CS2112: Exercises + Answers from $7 Debugging Yacc grammars

* You will need your version of the calculator for the exercise of $5. Remove the "%left"s and see what error messages you get from Yacc. Do you understand how they arise? (Use the "-v" flag with Yacc to obtain the file y.output.)

The grammar no longer specifies the precedence or associativity of the operators
so there is no unique parse-tree (i.e. meaning) equivalent to any expression with more than one operator
so the grammar is ambiguous
so Yacc will report shift-reduce and/or reduce-reduce conflicts.
e.g. "a + b * c" could be "(a + b) * c" or "a + (b * c)"

If you only had prefix operators, or only postfix operators, or insisted on brackets around each expression, the grammar would be unambiguous, as it is the position of the implicit brackets that Yacc is unable to calculate.

* Check that I am outputting the correct number and kind of error messages in the final version of the identifier-list grammar above. Try running it with some correct and incorrect inputs.

I hope you agree that I got it right - if not, let me know!

* Modify the calculator in $4.1 to make the input format more flexible: create a grammar rule that recognises none, one or more spaces, and insert it where appropriate in the original grammar. You are likely to get lots of unexpected shift-reduce and reduce-reduce conflicts, so run your answer through Yacc to check it.

spaces : | spaces ' ' ;

 . . .

+ The grammar: s = 'a' 'b' | 'a' s 'b' ;
will recognise a string of 'a's followed by an equal number of 'b's. This grammar has been extended to:
s = 'a' 'b' | 'a' s 'b' | 'a' s {error} | s 'b' {error} ;
to detect errors but this gives shift-reduce and reduce-reduce conflicts (try it for yourself). Write a conflict-free grammar to detect errors.

This is similar to the example in the handout - we have to rethink the grammar. How about:

 s : anbn
   | anbn bs {yyerror("too many b's");}
   | as anbn {yyerror("too many a's");}
   ;
 anbn : 'a' 'b' | 'a' anbn 'b' ;
 as : 'a' | as 'a' ;
 bs : 'b' | bs 'b' ;

How would you cope with b's and a's in the wrong order? Think about it for a moment - how badly disarranged could the a's and b's become? How could you uniquely distinguish the correct part, surrounded by extra junk? What if you had an input of "aabbabababaaabbb"?

Depending on how much mixing you allowed, I suspect the only safe answer is to input any number of a's and b's in any order and then use an action to check whether they are correct or not.

+ Can you think of a simpler grammar for the identifier-list problem in $7?

The alternatives suggested so far turned out to be essentially the same. Let me know if you think you have a different solution.

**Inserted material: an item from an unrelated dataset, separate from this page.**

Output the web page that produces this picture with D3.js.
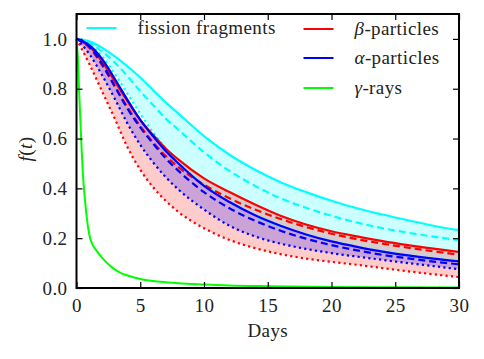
<!DOCTYPE html>
<html>
<head>
	<meta charset="utf-8" />
	<style>
		body {
			margin: 0;
			background-color: #fff;
		}
		svg text {
			font-family: 'Liberation Serif', 'Times New Roman', serif;
			font-size: 19px;
			letter-spacing: 0.4px;
			fill: #222;
		}
		.frame {
			fill: none;
			stroke: #000;
			stroke-width: 2px;
		}
		.tick line {
			stroke: #000;
			stroke-width: 1.2px;
		}
		.domain {
			stroke: none;
		}
	</style>
</head>
<body>
<div class='chart'></div>

<script src="https://d3js.org/d3.v7.min.js"></script>
<script>

//// Data ////
var days = [0, 1, 2, 3, 4, 5, 6, 7, 8, 10, 12, 14, 16, 18, 20, 22, 24, 26, 28, 30];

var fissionSolid  = [1, 0.99, 0.965, 0.93, 0.89, 0.845, 0.795, 0.745, 0.70, 0.61, 0.535, 0.475, 0.425, 0.385, 0.35, 0.32, 0.295, 0.272, 0.25, 0.232];
var fissionDashed = [1, 0.985, 0.95, 0.905, 0.85, 0.79, 0.735, 0.68, 0.635, 0.545, 0.47, 0.41, 0.36, 0.322, 0.29, 0.263, 0.24, 0.222, 0.206, 0.192];
var fissionDotted = [1, 0.98, 0.93, 0.86, 0.78, 0.70, 0.625, 0.56, 0.50, 0.415, 0.345, 0.29, 0.248, 0.215, 0.188, 0.165, 0.146, 0.131, 0.118, 0.107];

var betaSolid  = [1, 0.97, 0.91, 0.83, 0.75, 0.675, 0.615, 0.56, 0.515, 0.44, 0.385, 0.335, 0.29, 0.255, 0.228, 0.207, 0.188, 0.172, 0.158, 0.145];
var betaDashed = [1, 0.965, 0.895, 0.81, 0.725, 0.65, 0.585, 0.53, 0.485, 0.415, 0.36, 0.315, 0.277, 0.245, 0.218, 0.196, 0.178, 0.162, 0.147, 0.134];
var betaDotted = [1, 0.9, 0.79, 0.68, 0.565, 0.475, 0.405, 0.35, 0.305, 0.24, 0.193, 0.16, 0.136, 0.118, 0.105, 0.093, 0.08, 0.067, 0.055, 0.044];

var alphaSolid  = [1, 0.975, 0.92, 0.84, 0.755, 0.675, 0.61, 0.55, 0.50, 0.41, 0.345, 0.292, 0.25, 0.215, 0.187, 0.165, 0.146, 0.131, 0.118, 0.107];
var alphaDashed = [1, 0.97, 0.9, 0.81, 0.72, 0.645, 0.58, 0.52, 0.47, 0.385, 0.32, 0.27, 0.23, 0.198, 0.172, 0.151, 0.133, 0.119, 0.106, 0.095];
var alphaDotted = [1, 0.94, 0.855, 0.76, 0.66, 0.575, 0.505, 0.445, 0.395, 0.315, 0.25, 0.207, 0.178, 0.157, 0.14, 0.126, 0.113, 0.1, 0.088, 0.075];

var gammaDays   = [0, 0.05, 0.1, 0.2, 0.3, 0.4, 0.5, 0.6, 0.7, 0.8, 1.0, 1.25, 1.5, 2, 2.5, 3, 3.5, 4, 5, 6, 7, 8, 10, 12, 15, 20, 25, 30];
var gammaValues = [1, 0.97, 0.93, 0.8, 0.68, 0.56, 0.46, 0.39, 0.335, 0.285, 0.215, 0.175, 0.155, 0.122, 0.095, 0.075, 0.06, 0.05, 0.036, 0.028, 0.023, 0.019, 0.014, 0.01, 0.007, 0.004, 0.003, 0.002];

var xTicks = [0, 5, 10, 15, 20, 25, 30];
var yTicks = [0.0, 0.2, 0.4, 0.6, 0.8, 1.0];

//// Layout ////
var margin = {top: 14, right: 25, bottom: 71, left: 76.5},
    width = 484 - margin.left - margin.right,
    height = 359 - margin.top - margin.bottom;

var x = d3.scaleLinear().domain([0, 30]).range([0, width]);
var y = d3.scaleLinear().domain([0, 1.1]).range([height, 0]);

var svg = d3.select(".chart").append("svg")
    .attr("width", 484)
    .attr("height", 359)
  .append("g")
    .attr("transform", "translate(" + margin.left + "," + margin.top + ")");

// zip helpers
function pts(xs, ys) {
	return xs.map(function (d, i) { return [d, ys[i]]; });
}
function band(lo, hi) {
	return days.map(function (d, i) { return [d, lo[i], hi[i]]; });
}

var line = d3.line()
    .x(function (d) { return x(d[0]); })
    .y(function (d) { return y(d[1]); })
    .curve(d3.curveMonotoneX);

var area = d3.area()
    .x(function (d) { return x(d[0]); })
    .y0(function (d) { return y(d[1]); })
    .y1(function (d) { return y(d[2]); })
    .curve(d3.curveMonotoneX);

// shaded bands, solid to dotted
var bands = [
	{lo: fissionDotted, hi: fissionSolid, color: "#00ffff"},
	{lo: betaDotted, hi: betaSolid, color: "#ff0000"},
	{lo: alphaDotted, hi: alphaSolid, color: "#0000ff"}
];
bands.forEach(function (b) {
	svg.append("path")
	    .datum(band(b.lo, b.hi))
	    .attr("d", area)
	    .attr("fill", b.color)
	    .attr("fill-opacity", 0.2)
	    .attr("stroke", "none");
});

// the curves
var dashes = {solid: null, dashed: "7,4", dotted: "2.2,3.2"};
var curves = [
	{v: fissionSolid, c: "#00ffff", s: "solid"},
	{v: fissionDashed, c: "#00ffff", s: "dashed"},
	{v: fissionDotted, c: "#00ffff", s: "dotted"},
	{v: betaSolid, c: "#ff0000", s: "solid"},
	{v: betaDashed, c: "#ff0000", s: "dashed"},
	{v: betaDotted, c: "#ff0000", s: "dotted"},
	{v: alphaSolid, c: "#0000ff", s: "solid"},
	{v: alphaDashed, c: "#0000ff", s: "dashed"},
	{v: alphaDotted, c: "#0000ff", s: "dotted"}
];
curves.forEach(function (k) {
	svg.append("path")
	    .datum(pts(days, k.v))
	    .attr("d", line)
	    .attr("fill", "none")
	    .attr("stroke", k.c)
	    .attr("stroke-width", 2.2)
	    .attr("stroke-dasharray", dashes[k.s]);
});

svg.append("path")
    .datum(pts(gammaDays, gammaValues))
    .attr("d", line)
    .attr("fill", "none")
    .attr("stroke", "#00ff00")
    .attr("stroke-width", 2);

//// Axes, ticks pointing in on all four sides ////
svg.append("g")
    .attr("class", "axis")
    .attr("transform", "translate(0," + height + ")")
    .call(d3.axisBottom(x).tickValues(xTicks).tickSize(-6).tickPadding(11).tickFormat(d3.format("d")));
svg.append("g")
    .attr("class", "axis")
    .call(d3.axisTop(x).tickValues(xTicks).tickSize(-6).tickFormat(""));
svg.append("g")
    .attr("class", "axis")
    .call(d3.axisLeft(y).tickValues(yTicks).tickSize(-6).tickPadding(9).tickFormat(d3.format(".1f")));
svg.append("g")
    .attr("class", "axis")
    .attr("transform", "translate(" + width + ",0)")
    .call(d3.axisRight(y).tickValues(yTicks).tickSize(-6).tickFormat(""));

svg.selectAll(".axis").attr("font-family", null).attr("font-size", null);
svg.selectAll(".axis text").attr("fill", "#222");

svg.append("rect")
    .attr("class", "frame")
    .attr("width", width)
    .attr("height", height);

// axis labels
svg.append("text")
    .attr("x", width / 2)
    .attr("y", height + 49)
    .attr("text-anchor", "middle")
    .text("Days");

var ylab = svg.append("text")
    .attr("transform", "translate(-45," + (height / 2 - 2) + ") rotate(-90)")
    .attr("text-anchor", "middle");
ylab.append("tspan").attr("font-style", "italic").text("f");
ylab.append("tspan").text("(");
ylab.append("tspan").attr("font-style", "italic").text("t");
ylab.append("tspan").text(")");

//// Legend ////
var legend = [
	{greek: "", label: "fission fragments", color: "#00ffff", lx: 10, ly: 14},
	{greek: "\u03b2", label: "-particles", color: "#ff0000", lx: 227, ly: 15},
	{greek: "\u03b1", label: "-particles", color: "#0000ff", lx: 227, ly: 44},
	{greek: "\u03b3", label: "-rays", color: "#00ff00", lx: 227, ly: 74}
];
legend.forEach(function (e) {
	svg.append("line")
	    .attr("x1", e.lx).attr("x2", e.lx + 30)
	    .attr("y1", e.ly).attr("y2", e.ly)
	    .attr("stroke", e.color)
	    .attr("stroke-width", 2);
	var t = svg.append("text")
	    .attr("x", e.lx + 51)
	    .attr("y", e.ly + 6);
	if (e.greek) t.append("tspan").attr("font-style", "italic").text(e.greek);
	t.append("tspan").text(e.label);
});

</script>
</body>
</html>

+ The syntax for ANSI C given by Kernighan & Ritchie is in $CS2112/e*/c_grammar/* Run it through Yacc to discover the conflicts, and try to work out why they are there and how you could improve the syntax to remove them.

One shift-reduce error comes from the dangling else. The other errors come from:

  type_identifier : identifier ;

where this is used in declarations. The problem is that, in C, it is hard to distinguish a use of a typename in a variable declaration and a new declaration - see $9.

+ How would you use Lex and Yacc to recognise a language like SML, where the precedence, associativity and fix of operators can be varied.

The only thing I can think of is to define a series of tokens like:
left_assoc_infix_precedence_1
right_assoc_prefix_precedence_2
no_assoc_postfix_precedence_3
etc. (actually, we would need all possible combinations of associativity, fix & precedence), build a very general yacc grammar using them, and then map the various operators to these tokens, using a table of names that can be modified as we see the precedence etc. change. It would actually be very difficult to allow for operators of different associativity at the same precedence level, but it is doable if we ignore any error messages about shift-reduce or reduce-reduce conflicts, and not allow the user to have more than one sort of associativity at a single precedence level at a time.

To be honest, if I was really going to do this, I would probably not use yacc, but use some more general shift-reduce algorithm instead.